Jeff Faris

Current position
- Title: Head coach
- Team: Austin Peay
- Conference: UAC
- Record: 12–13

Biographical details
- Born: March 13, 1990 (age 36) Knoxville, Tennessee, U.S.

Playing career
- 2008–2011: Duke
- Position: Safety

Coaching career (HC unless noted)
- 2012–2013: Duke (GA)
- 2014–2016: Duke (WR)
- 2017: Duke (WR/ORC)
- 2018–2020: Duke (TE/ORC)
- 2021: Duke (co-OC/QB)
- 2022–2023: UCLA (TE)
- 2024–present: Austin Peay

Head coaching record
- Overall: 12–13

= Jeff Faris =

American football player and coach (born 1990)

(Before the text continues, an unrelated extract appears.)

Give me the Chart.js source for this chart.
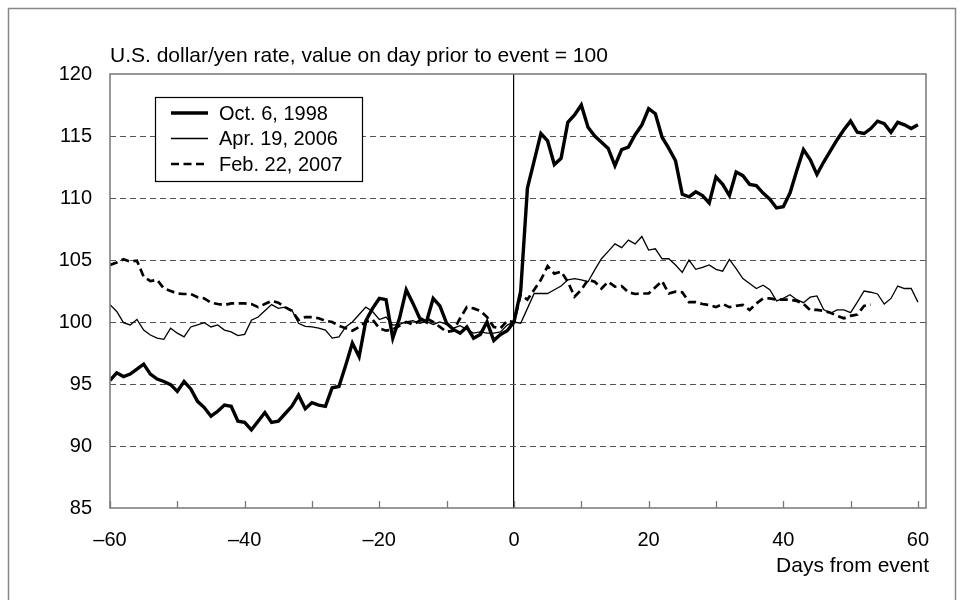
<!DOCTYPE html>
<html><head><meta charset="utf-8">
<script src="https://cdn.jsdelivr.net/npm/chart.js@4.4.1/dist/chart.umd.min.js"></script>
<style>html,body{margin:0;padding:0;background:#fff}#wrap{width:964px;height:600px;position:relative}</style>
</head><body><div id="wrap"><canvas id="c" width="964" height="600"></canvas></div>
<script>
const days = [-60,-59,-58,-57,-56,-55,-54,-53,-52,-51,-50,-49,-48,-47,-46,-45,-44,-43,-42,-41,-40,-39,-38,-37,-36,-35,-34,-33,-32,-31,-30,-29,-28,-27,-26,-25,-24,-23,-22,-21,-20,-19,-18,-17,-16,-15,-14,-13,-12,-11,-10,-9,-8,-7,-6,-5,-4,-3,-2,-1,0,1,2,3,4,5,6,7,8,9,10,11,12,13,14,15,16,17,18,19,20,21,22,23,24,25,26,27,28,29,30,31,32,33,34,35,36,37,38,39,40,41,42,43,44,45,46,47,48,49,50,51,52,53,54,55,56,57,58,59,60];
const oct1998 = [95.3,95.9,95.6,95.8,96.2,96.6,95.8,95.4,95.2,94.95,
  94.4,95.2,94.6,93.6,93.1,92.4,92.8,93.3,93.2,92.0,
  91.9,91.3,92.0,92.7,91.9,92.0,92.6,93.2,94.1,93.0,
  93.5,93.3,93.2,94.7,94.8,96.5,98.3,97.2,100.1,101.1,
  101.9,101.8,98.7,100.3,102.6,101.5,100.3,100.0,101.9,101.3,
  99.9,99.4,99.1,99.6,98.7,99.0,100.0,98.5,99.0,99.3,
  100.0,
  102.5,110.8,113.0,115.2,114.6,112.7,113.2,116.1,116.7,117.5,
  115.7,115.0,114.5,114.0,112.6,113.9,114.1,115.1,115.9,117.2,
  116.8,114.9,114.0,113.0,110.3,110.1,110.5,110.2,109.6,111.7,
  111.1,110.2,112.1,111.8,111.1,111.0,110.4,109.9,109.2,109.3,
  110.4,112.2,113.9,113.1,111.9,112.9,113.8,114.7,115.5,116.2,
  115.3,115.2,115.6,116.2,116.0,115.3,116.1,115.9,115.6,115.9];
const apr2006 = [101.4,100.85,99.95,99.76,100.2,99.35,98.95,98.7,98.6,99.5,
  99.1,98.8,99.6,99.76,99.95,99.6,99.76,99.35,99.2,98.9,
  99.0,100.15,100.4,100.9,101.4,101.1,101.2,100.97,99.9,99.65,
  99.6,99.5,99.35,98.7,98.8,99.6,100.0,100.6,101.2,100.85,
  100.2,100.4,99.75,99.8,100.0,100.1,99.9,100.05,99.8,100.0,
  99.8,99.5,99.7,99.4,99.1,99.2,99.1,99.1,99.2,99.75,
  100.0,
  99.9,101.1,102.3,102.3,102.3,102.6,102.9,103.4,103.5,103.4,
  103.25,104.2,105.1,105.7,106.3,106.0,106.6,106.3,106.9,105.8,
  105.9,105.1,105.1,104.6,104.0,105.0,104.25,104.4,104.6,104.25,
  104.1,105.05,104.3,103.5,103.1,102.7,102.97,102.6,101.7,101.9,
  102.2,101.8,101.56,102.0,102.1,101.0,100.7,100.97,100.97,100.75,
  101.6,102.5,102.4,102.26,101.45,101.9,102.9,102.7,102.7,101.6];
const feb2007 = [104.6,104.8,105.06,104.87,104.95,103.65,103.3,103.4,102.7,102.5,
  102.3,102.26,102.26,102.0,101.9,101.56,101.45,101.37,101.5,101.5,
  101.5,101.45,101.2,101.45,101.7,101.56,101.2,100.9,100.16,100.4,
  100.4,100.3,100.1,100.0,99.7,99.5,99.3,99.6,100.0,100.2,
  99.5,99.3,99.4,99.7,100.0,99.8,100.1,100.3,100.0,99.6,
  99.2,99.3,100.3,101.2,101.1,100.9,100.4,99.6,99.5,100.1,
  100.0,
  102.2,101.8,102.6,103.4,104.5,103.9,104.06,103.25,102.04,102.6,
  103.4,103.25,102.7,103.25,102.85,102.9,102.4,102.26,102.3,102.3,
  102.8,103.3,102.3,102.45,102.4,101.6,101.6,101.45,101.37,101.2,
  101.45,101.2,101.3,101.37,100.97,101.5,101.9,101.9,101.8,101.8,
  101.8,101.7,101.45,100.97,100.97,100.9,100.75,100.5,100.3,100.5,
  100.6,101.3,101.4,null,null,null,null,null,null,null];
const seriesLabels = ["Oct. 6, 1998", "Apr. 19, 2006", "Feb. 22, 2007"];
const xTickValues = [-60,-50,-40,-30,-20,-10,0,10,20,30,40,50,60];
const xLabelValues = [-60,-40,-20,0,20,40,60];
const yTickValues = [85,90,95,100,105,110,115,120];
const titleText = "U.S. dollar/yen rate, value on day prior to event = 100";
const xAxisText = "Days from event";

const FONT = '"Liberation Sans", Arial, Helvetica, sans-serif';

function pts(vals){ return days.map((d,i)=>({x:d,y:vals[i]})); }

const decor = {
  id:'decor',
  beforeDraw(chart){
    const c = chart.ctx;
    c.save();
    c.fillStyle = '#fff';
    c.fillRect(0,0,chart.width,chart.height);
    c.strokeStyle = '#888';
    c.lineWidth = 1.5;
    c.strokeRect(8.5,8.5,947,620);
    c.restore();
  },
  afterDatasetsDraw(chart){
    const c = chart.ctx, a = chart.chartArea, xs = chart.scales.x;
    c.save();
    c.strokeStyle = '#777';
    c.lineWidth = 1.5;
    c.strokeRect(a.left, a.top, a.right-a.left, a.bottom-a.top);
    c.lineWidth = 1.3;
    xTickValues.forEach(v=>{
      const px = Math.round(xs.getPixelForValue(v))+0.5;
      c.beginPath(); c.moveTo(px,a.bottom); c.lineTo(px,a.bottom-7); c.stroke();
    });
    c.fillStyle = '#000';
    c.font = '21px ' + FONT;
    c.textBaseline = 'alphabetic';
    c.textAlign = 'left';
    c.fillText(titleText, a.left, a.top - 12);
    c.textAlign = 'right';
    c.fillText(xAxisText, a.right + 3, a.bottom + 64);
    c.font = '20px ' + FONT;
    const lx = a.left + 45, ly = a.top + 23, lw = 207, lh = 84;
    c.fillStyle = '#fff';
    c.fillRect(lx, ly, lw, lh);
    c.strokeStyle = '#000'; c.lineWidth = 1.2;
    c.strokeRect(lx+0.5, ly+0.5, lw, lh);
    chart.data.datasets.forEach((ds,i)=>{
      const yy = ly + 16 + i*25.5;
      c.strokeStyle = ds.borderColor;
      c.lineWidth = ds.borderWidth;
      c.setLineDash(ds.borderDash || []);
      c.beginPath(); c.moveTo(lx+16, yy); c.lineTo(lx+53, yy); c.stroke();
      c.setLineDash([]);
      c.fillStyle = '#000';
      c.textAlign = 'left'; c.textBaseline = 'middle';
      c.fillText(ds.label, lx+64, yy+1);
    });
    c.restore();
  }
};

new Chart(document.getElementById('c'), {
  type: 'line',
  data: {
    datasets: [
      {label: seriesLabels[0], data: pts(oct1998), borderColor:'#000', borderWidth:3.4, pointRadius:0, tension:0, fill:false},
      {label: seriesLabels[1], data: pts(apr2006), borderColor:'#000', borderWidth:1.3, pointRadius:0, tension:0, fill:false},
      {label: seriesLabels[2], data: pts(feb2007), borderColor:'#000', borderWidth:2.7, borderDash:[8,4.5], pointRadius:0, tension:0, fill:false, spanGaps:false}
    ]
  },
  options: {
    responsive: false,
    animation: false,
    devicePixelRatio: 1,
    layout: {padding: {left: 0, top: 74, right: 38, bottom: 0}},
    plugins: {legend:{display:false}, tooltip:{enabled:false}, title:{display:false}},
    scales: {
      x: {
        type: 'linear', min: -60, max: 61.2,
        afterBuildTicks: s => { s.ticks = xTickValues.map(v=>({value:v})); },
        afterFit: s => { s.height = 92; },
        grid: {drawTicks:false, color: ctx => (ctx.tick && ctx.tick.value === 0) ? '#000' : 'rgba(0,0,0,0)', lineWidth: 1.2},
        border: {display:false},
        ticks: {
          padding: 20, color:'#000', font:{family:FONT, size:20}, maxRotation:0, autoSkip:false,
          callback: v => xLabelValues.includes(v) ? (v < 0 ? '\u2013' + Math.abs(v) : String(v)) : ''
        }
      },
      y: {
        type: 'linear', min: 85, max: 120,
        afterBuildTicks: s => { s.ticks = yTickValues.map(v=>({value:v})); },
        afterFit: s => { s.width = 110; },
        grid: {drawTicks:false, color: ctx => (ctx.tick && (ctx.tick.value === 85 || ctx.tick.value === 120)) ? 'rgba(0,0,0,0)' : '#555', lineWidth: 1},
        border: {display:false, dash:[6,4]},
        ticks: {padding: 18, color:'#000', font:{family:FONT, size:20}}
      }
    }
  },
  plugins: [decor]
});
</script></body></html>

Jeffrey Faris (born March 13, 1990) is an American football coach. He is the head football coach for Austin Peay State University; a position he has held since 2024. He played college football at Duke, where he had spent the entirety of his coaching career before coming to UCLA.

== Playing career ==
Faris was a three-year safety at Duke who did not see much playing time, redshirting his true freshman season and appearing in one game each in his freshman and sophomore season.

== Coaching career ==

=== Duke ===
After graduating with a degree in economics in 2011, Faris was a graduate assistant at Duke, during which he earned his master's in economics and Christian studies. He was promoted to wide receivers coach in 2014 after offensive coordinator Kurt Roper left the program and Scottie Montgomery was promoted to offensive coordinator. He added offensive recruiting coordinator duties in 2017 and was reassigned to tight ends coach in 2018. He was named the Division I FBS recipient of the AFCA Assistant Coach of the Year in 2018, an award given to the assistant coach who "excels in community service, commitment to the student-athlete, on-field coaching success, and AFCA professional organization involvement."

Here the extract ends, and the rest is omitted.